*Your instructions*.
Quote the listing in full, exactly as given, minus any pictures.

*Dataset content*.

☆ ☆ ☆ ☆

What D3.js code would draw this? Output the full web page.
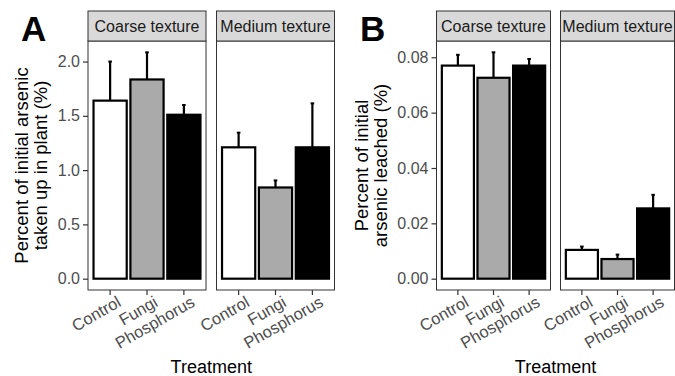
<!DOCTYPE html>
<html>
<head>
<meta charset="utf-8">
<script src="https://cdn.jsdelivr.net/npm/d3@7"></script>
<style>
  body { margin: 0; background: #fff; }
  text { font-family: "Liberation Sans", Arial, sans-serif; }
</style>
</head>
<body>
<svg id="chart"></svg>
<script>
// categories
const treatments = ["Control", "Fungi", "Phosphorus"];
const textures = ["Coarse texture", "Medium texture"];
const fills = ["#ffffff", "#aaaaaa", "#000000"];

// panel A: percent of initial arsenic taken up in plant
const plantCoarse = [1.64, 1.835, 1.51];
const plantCoarseSE = [0.36, 0.25, 0.09];
const plantMedium = [1.21, 0.84, 1.21];
const plantMediumSE = [0.135, 0.065, 0.405];
const plantTicks = [0, 0.5, 1.0, 1.5, 2.0];

// panel B: percent of initial arsenic leached
const leachCoarse = [0.077, 0.0726, 0.077];
const leachCoarseSE = [0.0039, 0.0092, 0.0024];
const leachMedium = [0.0104, 0.0071, 0.0254];
const leachMediumSE = [0.0012, 0.0016, 0.0049];
const leachTicks = [0, 0.02, 0.04, 0.06, 0.08];

let width = 675;
let height = 376;

let svg = d3.select("#chart")
    .attr("width", width)
    .attr("height", height);

// builds rows {texture, treatment, mean, se} for one measurement
function makeRows(means, ses) {
    let rows = [];
    textures.forEach((tex, f) => {
        treatments.forEach((tr, i) => {
            rows.push({ texture: tex, treatment: tr, mean: means[f][i], se: ses[f][i], fill: fills[i] });
        });
    });
    return rows;
}

function drawPanel(opts) {
    let g = svg.append("g");
    let top = 41, bottom = 290, stripTop = 11;

    // ggplot style 5% expansion around [0, max(mean + se)]
    let ymax = d3.max(opts.rows, d => d.mean + d.se);
    let pad = ymax * 0.05;
    let y = d3.scaleLinear()
        .domain([-pad, ymax + pad])
        .range([bottom, top]);

    textures.forEach((tex, f) => {
        let x0 = opts.left + f * (opts.facetWidth + opts.gap);
        let x1 = x0 + opts.facetWidth;
        let x = d3.scaleBand()
            .domain(treatments)
            .range([x0, x1])
            .paddingInner(0.1)
            .paddingOuter(0.15);

        let rows = opts.rows.filter(d => d.texture === tex);

        // bars
        g.append("g").selectAll("rect")
            .data(rows)
            .enter().append("rect")
            .attr("x", d => x(d.treatment))
            .attr("width", x.bandwidth())
            .attr("y", d => y(d.mean))
            .attr("height", d => y(0) - y(d.mean))
            .attr("fill", d => d.fill)
            .attr("stroke", "#000")
            .attr("stroke-width", 2.2);

        // error bars (upper half only)
        let err = g.append("g").selectAll("g")
            .data(rows)
            .enter().append("g");
        err.append("line")
            .attr("x1", d => x(d.treatment) + x.bandwidth() / 2)
            .attr("x2", d => x(d.treatment) + x.bandwidth() / 2)
            .attr("y1", d => y(d.mean))
            .attr("y2", d => y(d.mean + d.se))
            .attr("stroke", "#000")
            .attr("stroke-width", 2.2);
        err.append("line")
            .attr("x1", d => x(d.treatment) + x.bandwidth() / 2 - 1.8)
            .attr("x2", d => x(d.treatment) + x.bandwidth() / 2 + 1.8)
            .attr("y1", d => y(d.mean + d.se))
            .attr("y2", d => y(d.mean + d.se))
            .attr("stroke", "#000")
            .attr("stroke-width", 2);

        // panel border
        g.append("rect")
            .attr("x", x0).attr("y", top)
            .attr("width", opts.facetWidth).attr("height", bottom - top)
            .attr("fill", "none")
            .attr("stroke", "#333")
            .attr("stroke-width", 1);

        // strip
        g.append("rect")
            .attr("x", x0).attr("y", stripTop)
            .attr("width", opts.facetWidth).attr("height", top - stripTop)
            .attr("fill", "#d9d9d9")
            .attr("stroke", "#333")
            .attr("stroke-width", 1);
        g.append("text")
            .attr("x", (x0 + x1) / 2)
            .attr("y", (stripTop + top) / 2 + 6)
            .attr("text-anchor", "middle")
            .attr("font-size", 16)
            .attr("fill", "#1a1a1a")
            .text(tex);

        // x axis with rotated labels
        let xAxis = g.append("g")
            .attr("transform", `translate(0,${bottom})`)
            .call(d3.axisBottom(x).tickSize(5).tickSizeOuter(0));
        xAxis.select(".domain").remove();
        xAxis.selectAll(".tick line").attr("stroke", "#333").attr("stroke-width", 1.2);
        xAxis.selectAll(".tick text")
            .attr("font-size", 16.5)
            .attr("fill", "#4d4d4d")
            .attr("text-anchor", "end")
            .attr("x", 0).attr("y", 0).attr("dy", "0.72em")
            .attr("transform", "translate(6,5) rotate(-30)");

        // y axis only on the first facet
        if (f === 0) {
            let yAxis = g.append("g")
                .attr("transform", `translate(${x0},0)`)
                .call(d3.axisLeft(y).tickValues(opts.ticks).tickFormat(opts.format).tickSize(5));
            yAxis.select(".domain").remove();
            yAxis.selectAll(".tick line").attr("stroke", "#333").attr("stroke-width", 1.2);
            yAxis.selectAll(".tick text")
                .attr("font-size", 16)
                .attr("fill", "#4d4d4d")
                .attr("x", -8);
        }
    });

    // y title, two lines
    let cy = (top + bottom) / 2;
    opts.title.forEach((line, i) => {
        g.append("text")
            .attr("transform", `translate(${opts.titleX + i * 19},${cy}) rotate(-90)`)
            .attr("text-anchor", "middle")
            .attr("font-size", 18.5)
            .attr("fill", "#000")
            .text(line);
    });

    // x title
    g.append("text")
        .attr("x", opts.left + opts.facetWidth + opts.gap / 2)
        .attr("y", 373)
        .attr("text-anchor", "middle")
        .attr("font-size", 18)
        .attr("fill", "#000")
        .text("Treatment");

    // panel letter
    g.append("text")
        .attr("x", opts.letterX)
        .attr("y", 41)
        .attr("font-size", 35)
        .attr("font-weight", "bold")
        .attr("fill", "#000")
        .text(opts.letter);
}

drawPanel({
    rows: makeRows([plantCoarse, plantMedium], [plantCoarseSE, plantMediumSE]),
    ticks: plantTicks,
    format: d3.format(".1f"),
    left: 88, facetWidth: 118, gap: 10.5,
    title: ["Percent of initial arsenic", "taken up in plant (%)"],
    titleX: 28,
    letter: "A", letterX: 21
});

drawPanel({
    rows: makeRows([leachCoarse, leachMedium], [leachCoarseSE, leachMediumSE]),
    ticks: leachTicks,
    format: d3.format(".2f"),
    left: 436.5, facetWidth: 114, gap: 10,
    title: ["Percent of initial", "arsenic leached (%)"],
    titleX: 368,
    letter: "B", letterX: 360
});
</script>
</body>
</html>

☆ ☆ ☆ ☆

*The reply*.
What D3.js code would draw this? Output the full web page.
<!DOCTYPE html>
<html>
<head>
<meta charset="utf-8">
<script src="https://cdn.jsdelivr.net/npm/d3@7"></script>
<style>
  body { margin: 0; background: #fff; }
  text { font-family: "Liberation Sans", Arial, sans-serif; }
</style>
</head>
<body>
<svg id="chart"></svg>
<script>
// categories
const treatments = ["Control", "Fungi", "Phosphorus"];
const textures = ["Coarse texture", "Medium texture"];
const fills = ["#ffffff", "#aaaaaa", "#000000"];

// panel A: percent of initial arsenic taken up in plant
const plantCoarse = [1.64, 1.835, 1.51];
const plantCoarseSE = [0.36, 0.25, 0.09];
const plantMedium = [1.21, 0.84, 1.21];
const plantMediumSE = [0.135, 0.065, 0.405];
const plantTicks = [0, 0.5, 1.0, 1.5, 2.0];

// panel B: percent of initial arsenic leached
const leachCoarse = [0.077, 0.0726, 0.077];
const leachCoarseSE = [0.0039, 0.0092, 0.0024];
const leachMedium = [0.0104, 0.0071, 0.0254];
const leachMediumSE = [0.0012, 0.0016, 0.0049];
const leachTicks = [0, 0.02, 0.04, 0.06, 0.08];

let width = 675;
let height = 376;

let svg = d3.select("#chart")
    .attr("width", width)
    .attr("height", height);

// builds rows {texture, treatment, mean, se} for one measurement
function makeRows(means, ses) {
    let rows = [];
    textures.forEach((tex, f) => {
        treatments.forEach((tr, i) => {
            rows.push({ texture: tex, treatment: tr, mean: means[f][i], se: ses[f][i], fill: fills[i] });
        });
    });
    return rows;
}

function drawPanel(opts) {
    let g = svg.append("g");
    let top = 41, bottom = 290, stripTop = 11;

    // ggplot style 5% expansion around [0, max(mean + se)]
    let ymax = d3.max(opts.rows, d => d.mean + d.se);
    let pad = ymax * 0.05;
    let y = d3.scaleLinear()
        .domain([-pad, ymax + pad])
        .range([bottom, top]);

    textures.forEach((tex, f) => {
        let x0 = opts.left + f * (opts.facetWidth + opts.gap);
        let x1 = x0 + opts.facetWidth;
        let x = d3.scaleBand()
            .domain(treatments)
            .range([x0, x1])
            .paddingInner(0.1)
            .paddingOuter(0.15);

        let rows = opts.rows.filter(d => d.texture === tex);

        // bars
        g.append("g").selectAll("rect")
            .data(rows)
            .enter().append("rect")
            .attr("x", d => x(d.treatment))
            .attr("width", x.bandwidth())
            .attr("y", d => y(d.mean))
            .attr("height", d => y(0) - y(d.mean))
            .attr("fill", d => d.fill)
            .attr("stroke", "#000")
            .attr("stroke-width", 2.2);

        // error bars (upper half only)
        let err = g.append("g").selectAll("g")
            .data(rows)
            .enter().append("g");
        err.append("line")
            .attr("x1", d => x(d.treatment) + x.bandwidth() / 2)
            .attr("x2", d => x(d.treatment) + x.bandwidth() / 2)
            .attr("y1", d => y(d.mean))
            .attr("y2", d => y(d.mean + d.se))
            .attr("stroke", "#000")
            .attr("stroke-width", 2.2);
        err.append("line")
            .attr("x1", d => x(d.treatment) + x.bandwidth() / 2 - 1.8)
            .attr("x2", d => x(d.treatment) + x.bandwidth() / 2 + 1.8)
            .attr("y1", d => y(d.mean + d.se))
            .attr("y2", d => y(d.mean + d.se))
            .attr("stroke", "#000")
            .attr("stroke-width", 2);

        // panel border
        g.append("rect")
            .attr("x", x0).attr("y", top)
            .attr("width", opts.facetWidth).attr("height", bottom - top)
            .attr("fill", "none")
            .attr("stroke", "#333")
            .attr("stroke-width", 1);

        // strip
        g.append("rect")
            .attr("x", x0).attr("y", stripTop)
            .attr("width", opts.facetWidth).attr("height", top - stripTop)
            .attr("fill", "#d9d9d9")
            .attr("stroke", "#333")
            .attr("stroke-width", 1);
        g.append("text")
            .attr("x", (x0 + x1) / 2)
            .attr("y", (stripTop + top) / 2 + 6)
            .attr("text-anchor", "middle")
            .attr("font-size", 16)
            .attr("fill", "#1a1a1a")
            .text(tex);

        // x axis with rotated labels
        let xAxis = g.append("g")
            .attr("transform", `translate(0,${bottom})`)
            .call(d3.axisBottom(x).tickSize(5).tickSizeOuter(0));
        xAxis.select(".domain").remove();
        xAxis.selectAll(".tick line").attr("stroke", "#333").attr("stroke-width", 1.2);
        xAxis.selectAll(".tick text")
            .attr("font-size", 16.5)
            .attr("fill", "#4d4d4d")
            .attr("text-anchor", "end")
            .attr("x", 0).attr("y", 0).attr("dy", "0.72em")
            .attr("transform", "translate(6,5) rotate(-30)");

        // y axis only on the first facet
        if (f === 0) {
            let yAxis = g.append("g")
                .attr("transform", `translate(${x0},0)`)
                .call(d3.axisLeft(y).tickValues(opts.ticks).tickFormat(opts.format).tickSize(5));
            yAxis.select(".domain").remove();
            yAxis.selectAll(".tick line").attr("stroke", "#333").attr("stroke-width", 1.2);
            yAxis.selectAll(".tick text")
                .attr("font-size", 16)
                .attr("fill", "#4d4d4d")
                .attr("x", -8);
        }
    });

    // y title, two lines
    let cy = (top + bottom) / 2;
    opts.title.forEach((line, i) => {
        g.append("text")
            .attr("transform", `translate(${opts.titleX + i * 19},${cy}) rotate(-90)`)
            .attr("text-anchor", "middle")
            .attr("font-size", 18.5)
            .attr("fill", "#000")
            .text(line);
    });

    // x title
    g.append("text")
        .attr("x", opts.left + opts.facetWidth + opts.gap / 2)
        .attr("y", 373)
        .attr("text-anchor", "middle")
        .attr("font-size", 18)
        .attr("fill", "#000")
        .text("Treatment");

    // panel letter
    g.append("text")
        .attr("x", opts.letterX)
        .attr("y", 41)
        .attr("font-size", 35)
        .attr("font-weight", "bold")
        .attr("fill", "#000")
        .text(opts.letter);
}

drawPanel({
    rows: makeRows([plantCoarse, plantMedium], [plantCoarseSE, plantMediumSE]),
    ticks: plantTicks,
    format: d3.format(".1f"),
    left: 88, facetWidth: 118, gap: 10.5,
    title: ["Percent of initial arsenic", "taken up in plant (%)"],
    titleX: 28,
    letter: "A", letterX: 21
});

drawPanel({
    rows: makeRows([leachCoarse, leachMedium], [leachCoarseSE, leachMediumSE]),
    ticks: leachTicks,
    format: d3.format(".2f"),
    left: 436.5, facetWidth: 114, gap: 10,
    title: ["Percent of initial", "arsenic leached (%)"],
    titleX: 368,
    letter: "B", letterX: 360
});
</script>
</body>
</html>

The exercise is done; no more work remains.